A interrogação que fica é se o presidente interino Michel Temer terá força política suficiente para tomar as medidas necessárias para evitar o aumento real das despesas. Elas poderão envolver a não concessão de aumento real para o funcionalismo público nos próximos anos, não concessão de aumento real para o salário mínimo, revisão das regras de benefícios sociais, como seguro-desemprego, abono salarial e benefícios assistenciais.

Nas entrevistas, Meirelles anunciou que o governo proporá a reforma da Previdência Social, com a fixação de uma idade mínima para requerer aposentadorias. Essa medida, embora essencial para o controle das despesas públicas, não reduzirá os gastos no curto prazo.

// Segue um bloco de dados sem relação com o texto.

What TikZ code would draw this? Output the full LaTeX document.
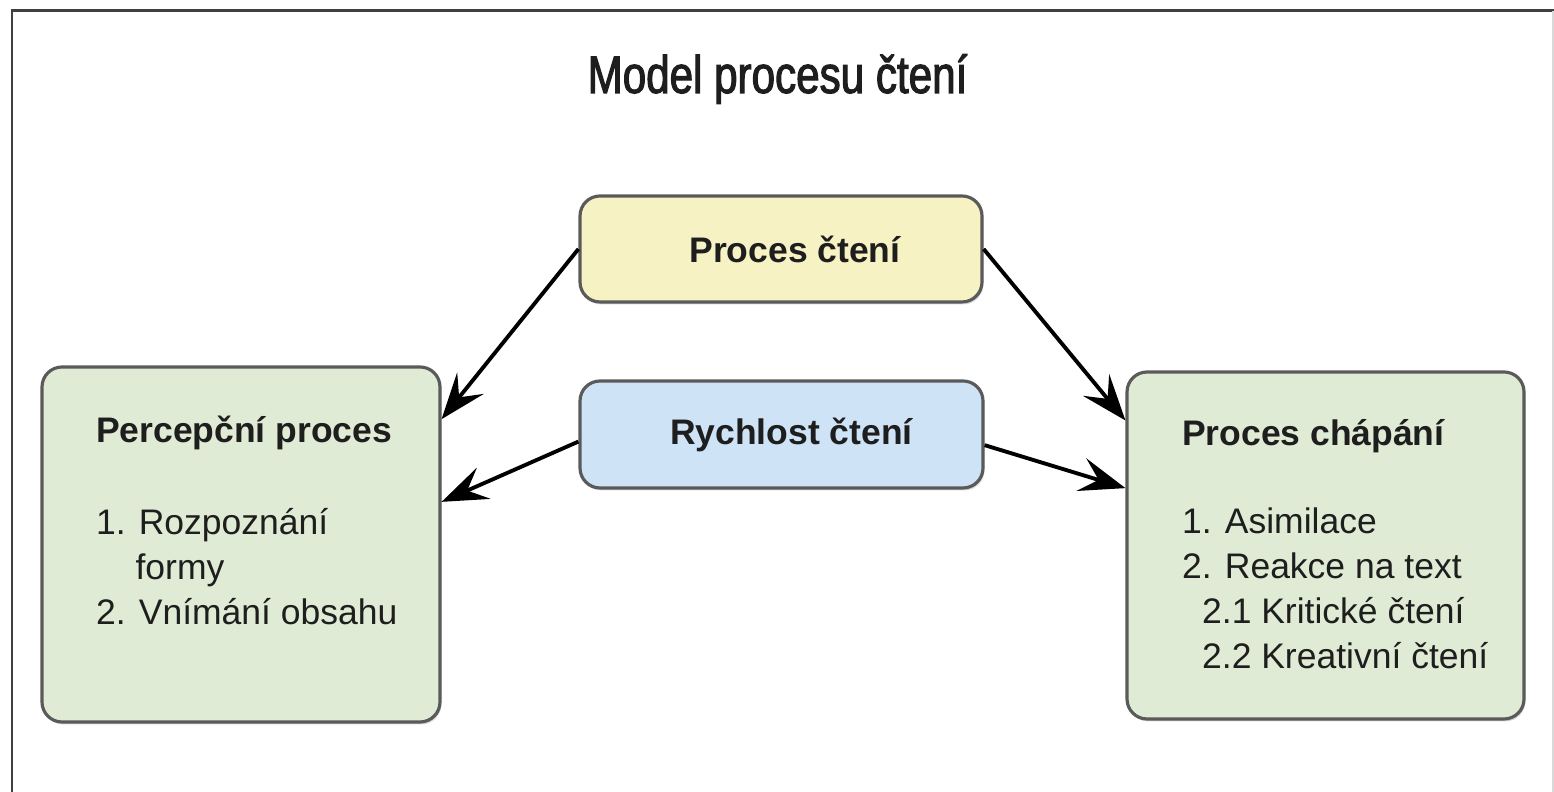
\documentclass[tikz,border=0pt]{standalone}
\usepackage{fontspec}
\setmainfont{Liberation Sans}
\newfontfamily\titlefont[FakeStretch=0.8,FakeBold=2]{Liberation Sans}
\usetikzlibrary{arrows.meta,shadows}
\definecolor{boxyellow}{RGB}{246,242,196}
\definecolor{boxblue}{RGB}{206,227,246}
\definecolor{boxgreen}{RGB}{223,235,212}
\definecolor{boxline}{RGB}{90,90,90}
\definecolor{inktext}{RGB}{30,30,30}

\begin{document}
\begin{tikzpicture}[
        box/.style={draw=boxline, line width=0.9pt, rounded corners=0.2cm, inner sep=0pt,
            font=\fontsize{10.1}{12.8}\selectfont\bfseries, text=inktext,
            drop shadow={shadow xshift=0.4pt, shadow yshift=-0.7pt, opacity=0.3}},
        listtext/.style={anchor=north west, inner sep=0pt, align=left, text=inktext,
            font=\fontsize{10.1}{12.8}\selectfont},
        link/.style={line width=1.1pt, -{Stealth[length=4.6mm, width=3.4mm, inset=1.8mm]}}
    ]
            \useasboundingbox (0,0) rectangle (15.54,7.92);
            \draw[line width=0.85pt, draw=black!75] (0.12,0) -- (0.12,7.81) -- (15.54,7.81);
            \draw[line width=0.6pt, draw=black!15] (15.53,0) -- (15.53,7.81);
            \node[anchor=base, text=inktext, font=\titlefont\fontsize{15}{18}\selectfont] (title) at (7.775,6.99) {Model procesu čtení};

            % horni bloky
            \node[box, fill=boxyellow, minimum width=4.02cm, minimum height=1.06cm] (proces) at (7.81,5.43) {\hspace*{0.28cm}Proces čtení};
            \node[box, fill=boxblue, minimum width=4.03cm, minimum height=1.07cm] (rychlost) at (7.815,3.575) {\hspace*{0.2cm}Rychlost čtení};

            % bocni bloky
            \node[box, fill=boxgreen, minimum width=3.98cm, minimum height=3.55cm] (percepce) at (2.41,2.475) {};
            \node[box, fill=boxgreen, minimum width=3.97cm, minimum height=3.47cm] (chapani) at (13.255,2.465) {};
            \node[listtext] (percepcetext) at ([shift={(0.55,-0.5)}]percepce.north west)
                {\textbf{Percepční proces}\\[0.47cm]
                 1. Rozpoznání\\
                 \phantom{1.}\ formy\\
                 2. Vnímání obsahu};
            \node[listtext] (chapanitext) at ([shift={(0.56,-0.48)}]chapani.north west)
                {\textbf{Proces chápání}\\[0.43cm]
                 1. Asimilace\\
                 2. Reakce na text\\
                 \hspace*{0.2cm}2.1 Kritické čtení\\
                 \hspace*{0.2cm}2.2 Kreativní čtení};

            % sipky
            \draw[link] (proces.west) -- (percepce.32);
            \draw[link] (rychlost.182) -- (percepce.12.6);
            \draw[link] (proces.east) -- (chapani.148.7);
            \draw[link] (rychlost.-3.5) -- (chapani.164.4);
        \end{tikzpicture}
\end{document}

O novo ministro da Fazenda anunciou também que vai reduzir as despesas com subsídios e a perda de receitas com as desonerações tributárias.

Para equilibrar as contas públicas, Meirelles não descartou a aprovação da Contribuição Provisória sobre Movimentação Financeira (CPMF). "Preferencialmente não deveria ter aumento de imposto, pois a carga tributária já é muito elevada", disse. "No entanto, temos outra prioridade que é o equilíbrio das contas públicas. Então, tem que se analisar se é necessário um imposto temporário, de um prazo determinado", afirmou.